À l’initiative du Conseil national des appellations d’origine laitière (Cnaol), en partenariat avec la Fédération nationale des producteurs de lait, la Fédération nationale ovine et la Fédération des éleveurs de chèvre, un collectif « Soutenons nos fromages, nos terroirs, nos producteurs » s’est constitué afin de soutenir les 50 appellations d’origine protégée (AOP), les 10 indications géographiques protégées laitières (IGP), ainsi que tous les opérateurs frappés par la crise sanitaire.

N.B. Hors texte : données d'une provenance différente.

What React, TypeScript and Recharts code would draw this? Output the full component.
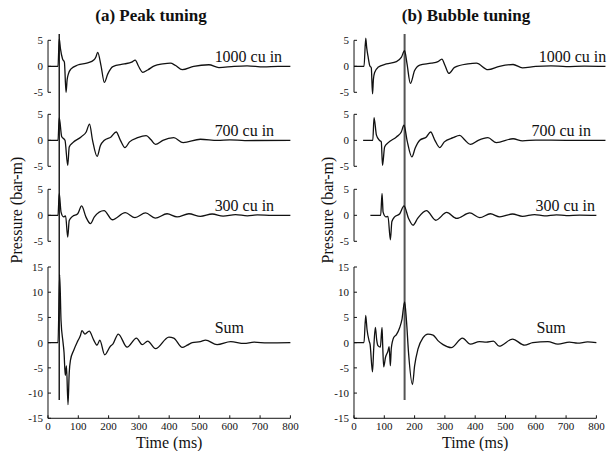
import { LineChart, Line, XAxis, YAxis, ReferenceLine, ReferenceDot } from "recharts";

const FONT = '"Liberation Serif", "Times New Roman", Times, serif';
const INK = "#111";

// ---- traces: time (ms) / pressure (bar-m) ----

// (a) peak tuning
const peak1000Time = [0, 33, 37, 41, 48, 54, 59.5, 63, 67, 76, 98, 131, 151, 158, 164, 175, 186, 197, 214, 252, 276, 288, 298, 313, 329, 351, 379, 404, 420, 443, 481, 531, 564, 614, 657, 712, 760, 800];
const peak1000P = [0, 0, 5.3, 3.4, 1.4, 0.8, -5.0, -2.6, -1.5, -0.5, 0.25, 0.65, 1.2, 1.8, 2.7, 0.1, -3.1, -1.5, -0.05, 0.45, 0.8, 1.2, 0.1, -1.15, -0.7, 0.1, 0.45, 0.6, 0.2, -0.65, 0, 0.3, -0.25, 0, 0.1, -0.1, 0, 0];

const peak700Time = [0, 33, 37, 45, 56, 65, 70, 81, 109, 126, 137, 147, 162, 173, 186, 208, 225, 239, 254, 269, 296, 324, 340, 355, 379, 415, 446, 503, 560, 600, 650, 800];
const peak700P = [0, 0, 4.35, 0.75, 0, -4.8, -1.3, -0.5, 0.65, 1.6, 3.1, 0, -3.1, -1, 0, 0.65, 1.6, 0, -1.4, -0.3, 0.5, 0.9, 0.1, -0.8, 0, 0.5, -0.45, 0.2, 0, 0.1, -0.05, 0];

const peak300Time = [0, 33, 37, 43, 51, 58, 65, 70, 81, 98, 111, 125, 140, 153, 185, 212, 255, 287, 322, 354, 393, 426, 465, 503, 542, 578, 619, 658, 691, 740, 800];
const peak300P = [0, 0, 4.2, 0.6, -0.3, -0.1, -4.2, -1.0, -0.2, 0.3, 1.8, -0.3, -1.6, -0.3, 0.9, -0.85, 0.5, -0.45, 0.45, -0.55, 0.3, -0.3, 0.3, -0.2, 0.25, -0.15, 0.15, -0.1, 0.08, 0, 0];

const peakSumTime = [0, 33, 38.5, 43, 49.5, 53, 57, 61, 66, 70, 74, 85, 98, 107, 112, 122, 136, 151, 162, 171, 187, 206, 214, 232, 261, 292, 311, 329, 355, 399, 415, 443, 460, 476, 503, 520, 558, 603, 647, 680, 724, 800];
const peakSumP = [0, 0, 13.5, 4.4, 0.1, -2, -6.5, -4.6, -12.3, -6, -3.5, -1.5, 0.3, 1.4, 2.4, 1.7, 2.3, 0.5, -0.5, 0.5, -2.4, -0.7, -0.3, 1.7, -0.9, 0.9, -0.4, 0.3, -1.2, 1.1, 0.9, -0.95, -0.5, 0, 0.2, 0.5, -0.4, 0.2, -0.15, 0.1, -0.05, 0];

// (b) bubble tuning
const bubble1000Time = [0, 33, 38.6, 42, 46, 52, 57, 61, 64, 68, 79, 107, 140, 156, 167, 175, 186, 200, 217, 255, 277, 290, 300, 313, 332, 376, 404, 442, 480, 525, 556, 600, 650, 700, 760, 830];
const bubble1000P = [0, 0, 5.4, 3.5, 2.0, 0.1, -0.3, -5.3, -2.5, -1.2, -0.2, 0.45, 0.9, 1.7, 3.0, 0.45, -3.3, -0.8, 0.25, 0.6, 0.9, 1.4, 0.2, -1.35, -0.2, 0.45, 0.6, -0.65, 0, 0.35, -0.3, 0, 0.1, -0.05, 0.05, 0];

const bubble700Time = [30, 62, 66, 74, 84, 90, 94, 101, 112, 140, 156, 165, 175, 191, 202, 217, 239, 253, 267, 283, 298, 327, 349, 365, 384, 410, 442, 470, 525, 556, 600, 700, 830];
const bubble700P = [0, 0, 4.35, 1.0, 0, -0.3, -4.8, -1.3, -0.5, 0.65, 1.6, 2.9, 0, -3.2, -1.5, 0, 0.65, 1.6, 0, -1.4, -0.3, 0.5, 0.95, 0.1, -0.8, 0, 0.5, -0.45, 0.3, -0.1, 0.05, 0, 0];

const bubble300Time = [54, 88, 92.5, 96, 105, 112, 120, 125, 134, 151, 165, 180, 195, 210, 239, 270, 306, 339, 382, 415, 450, 481, 523, 556, 596, 629, 668, 701, 745, 800];
const bubble300P = [0, 0, 4.2, 0.6, -0.3, -0.2, -4.7, -1.2, -0.3, 0.3, 1.8, -0.6, -1.9, -0.6, 0.9, -0.95, 0.55, -0.6, 0.45, -0.45, 0.3, -0.3, 0.25, -0.2, 0.15, -0.1, 0.1, -0.05, 0.05, 0];

const bubbleSumTime = [0, 33, 38.6, 43, 50, 53, 61, 65, 70.5, 75, 79, 87, 92.5, 95, 98, 104, 112, 116, 120, 123, 131, 140, 151, 158, 167, 173, 180, 193, 200, 211, 228, 244, 261, 277, 294, 321, 358, 384, 414, 437, 460, 479, 523, 563, 590, 640, 673, 711, 738, 771, 800];
const bubbleSumP = [0, 0, 5.4, 2.6, 0.3, -0.3, -5.8, -1.3, 3.0, 0.5, -0.6, -0.9, 3.0, -1.0, -4.8, -2.9, -1.7, -0.8, -4.6, -1.2, 1.0, 1.6, 3.0, 4.5, 8.1, 4.5, -2.0, -8.3, -4.6, -1.3, 1.0, 1.7, 1.5, 0.4, -0.4, -1.0, 0.9, -0.3, 0.2, 0.1, 0.3, -0.7, 0.7, -0.5, 0, 0.2, -0.3, 0.1, -0.1, 0.15, 0];

// ---- labels & ticks ----
const PANEL_TITLES = ["(a) Peak tuning", "(b) Bubble tuning"];
const TRACE_NAMES = ["1000 cu in", "700 cu in", "300 cu in", "Sum"];
const peakLabelTime = [550, 550, 550, 550];
const bubbleLabelTime = [610, 586, 599, 602];
const LABEL_LEVEL = [1.9, 1.9, 2.0, 3.1];
const MARKER_TIME = [37, 167];
const TIME_TICKS = [0, 100, 200, 300, 400, 500, 600, 700, 800];
const SMALL_TICKS = [-5, 0, 5];
const SUM_TICKS = [-15, -10, -5, 0, 5, 10, 15];

// ---- layout (pixels) ----
const PX_PER_MS = 0.303;
const PLOT_LEFT = [47.7, 354.3];
const TITLE_X = [151, 466];
const YLABEL_X = [17, 328];
const AXIS_W = 40;
const ZERO_Y = [66, 140.2, 215.1];
const UNIT_PX = 5.2;
const PAD = 6.6;
const SUM_TOP = 266.7;
const SUM_H = 151.3;
const SUM_HEADROOM = 10;
const MARKER_TOP = 34;
const MARKER_BOTTOM = 400;

type Pt = { t: number; p: number };
const pts = (ts: number[], ps: number[]): Pt[] => ts.map((t, i) => ({ t, p: ps[i] }));

const panels = [
  {
    traces: [pts(peak1000Time, peak1000P), pts(peak700Time, peak700P), pts(peak300Time, peak300P), pts(peakSumTime, peakSumP)],
    labelTime: peakLabelTime,
    marker: { color: "#000", width: 1.3 },
  },
  {
    traces: [pts(bubble1000Time, bubble1000P), pts(bubble700Time, bubble700P), pts(bubble300Time, bubble300P), pts(bubbleSumTime, bubbleSumP)],
    labelTime: bubbleLabelTime,
    marker: { color: "#555", width: 2 },
  },
];

const tickStyle = { fontSize: 11, fill: INK, fontFamily: FONT };
const textStyle = { fontSize: 16, fill: INK, fontFamily: FONT };

function Trace({ left, top, plotH, data, name, labelT, labelP, isSum }: {
  left: number; top: number; plotH: number; data: Pt[]; name: string; labelT: number; labelP: number; isSum: boolean;
}) {
  const xMax = Math.max(800, data[data.length - 1].t);
  const plotW = xMax * PX_PER_MS;
  const axisH = isSum ? 36 : 0;
  const headroom = isSum ? SUM_HEADROOM : 0;
  const ticks = isSum ? SUM_TICKS : SMALL_TICKS;
  const domain = isSum ? [-15, 15] : [-PAD, PAD];
  return (
    <div style={{ position: "absolute", left: left - AXIS_W, top: top - headroom }}>
      <LineChart
        width={AXIS_W + plotW + 60}
        height={headroom + plotH + axisH}
        data={data}
        margin={{ top: headroom, right: 60, bottom: 0, left: 0 }}
        style={{ overflow: "visible" }}
      >
        <XAxis
          dataKey="t"
          type="number"
          domain={[0, xMax]}
          ticks={TIME_TICKS}
          interval={0}
          hide={!isSum}
          height={axisH || 30}
          axisLine={{ stroke: INK }}
          tickLine={{ stroke: INK }}
          tickSize={-3}
          tickMargin={7}
          tick={tickStyle}
          label={{ value: "Time (ms)", position: "insideBottom", offset: 6, ...textStyle }}
        />
        <YAxis
          type="number"
          domain={domain}
          ticks={ticks}
          interval={0}
          allowDataOverflow
          width={AXIS_W}
          axisLine={isSum ? { stroke: INK } : false}
          tickLine={{ stroke: INK }}
          tickSize={-3}
          tickMargin={8}
          tick={tickStyle}
        />
        {!isSum && (
          <ReferenceLine
            segment={[{ x: 0, y: ticks[0] }, { x: 0, y: ticks[ticks.length - 1] }]}
            stroke={INK}
          />
        )}
        <Line
          dataKey="p"
          type="monotone"
          stroke={INK}
          strokeWidth={1.3}
          dot={false}
          isAnimationActive={false}
        />
        <ReferenceDot
          x={labelT}
          y={labelP}
          r={0}
          fill="none"
          stroke="none"
          label={{ value: name, position: "right", offset: 0, ...textStyle }}
        />
      </LineChart>
    </div>
  );
}

function Marker({ left, t, color, width }: { left: number; t: number; color: string; width: number }) {
  return (
    <div style={{ position: "absolute", left, top: MARKER_TOP }}>
      <LineChart
        width={800 * PX_PER_MS}
        height={MARKER_BOTTOM - MARKER_TOP}
        data={[{ t }]}
        margin={{ top: 0, right: 0, bottom: 0, left: 0 }}
      >
        <XAxis dataKey="t" type="number" domain={[0, 800]} hide allowDataOverflow />
        <YAxis type="number" domain={[0, 1]} hide allowDataOverflow />
        <ReferenceLine x={t} stroke={color} strokeWidth={width} />
      </LineChart>
    </div>
  );
}

export default function App() {
  return (
    <div
      style={{
        position: "absolute",
        left: 0,
        top: 0,
        width: 608,
        height: 451,
        background: "#fff",
        fontFamily: FONT,
        color: INK,
        overflow: "hidden",
      }}
    >
      <style>{`.recharts-text { font-family: ${FONT}; }`}</style>
      {panels.map((panel, i) => {
        const plotLeft = PLOT_LEFT[i];
        return (
          <div key={i}>
            <Marker left={plotLeft} t={MARKER_TIME[i]} color={panel.marker.color} width={panel.marker.width} />
            {panel.traces.map((data, k) => {
              const isSum = k === 3;
              const top = isSum ? SUM_TOP : ZERO_Y[k] - PAD * UNIT_PX;
              const plotH = isSum ? SUM_H : 2 * PAD * UNIT_PX;
              return (
                <Trace
                  key={k}
                  left={plotLeft}
                  top={top}
                  plotH={plotH}
                  data={data}
                  name={TRACE_NAMES[k]}
                  labelT={panel.labelTime[k]}
                  labelP={LABEL_LEVEL[k]}
                  isSum={isSum}
                />
              );
            })}
            <div
              style={{
                position: "absolute",
                left: TITLE_X[i],
                top: 16,
                transform: "translate(-50%, -50%)",
                fontWeight: "bold",
                fontSize: 17,
                whiteSpace: "nowrap",
              }}
            >
              {PANEL_TITLES[i]}
            </div>
            <div
              style={{
                position: "absolute",
                left: YLABEL_X[i],
                top: 210,
                transform: "translate(-50%, -50%) rotate(-90deg)",
                fontSize: 16,
                whiteSpace: "nowrap",
              }}
            >
              Pressure (bar-m)
            </div>
          </div>
        );
      })}
    </div>
  );
}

Ce collectif a pour ambition de se mobiliser et d’appuyer les différentes démarches entreprises pour éviter le gaspillage alimentaire, favoriser les achats solidaires et toutes les solutions favorisant l’écoulement des stocks.

Prix du lait

Selon l’Idele, le prix du lait qui était stable en début d’année va connaître un tassement ce printemps et s’élever à environ 330 €/t, soit le niveau du printemps 2018 et 2019. Sur le marché des produits industriels, le cours de la poudre maigre, après s’être effondré, s’est stabilisé à + 210 €/t au-dessus du seuil d’intervention, « mais la dégringolade est-elle stoppée ? » s’interroge Gérard You. Les cours du beurre ont perdu 900 €/t en six semaines, « mais depuis 15 jours on note un rebond de 60 €, soit une cotation au marché spot de 440 €/t ».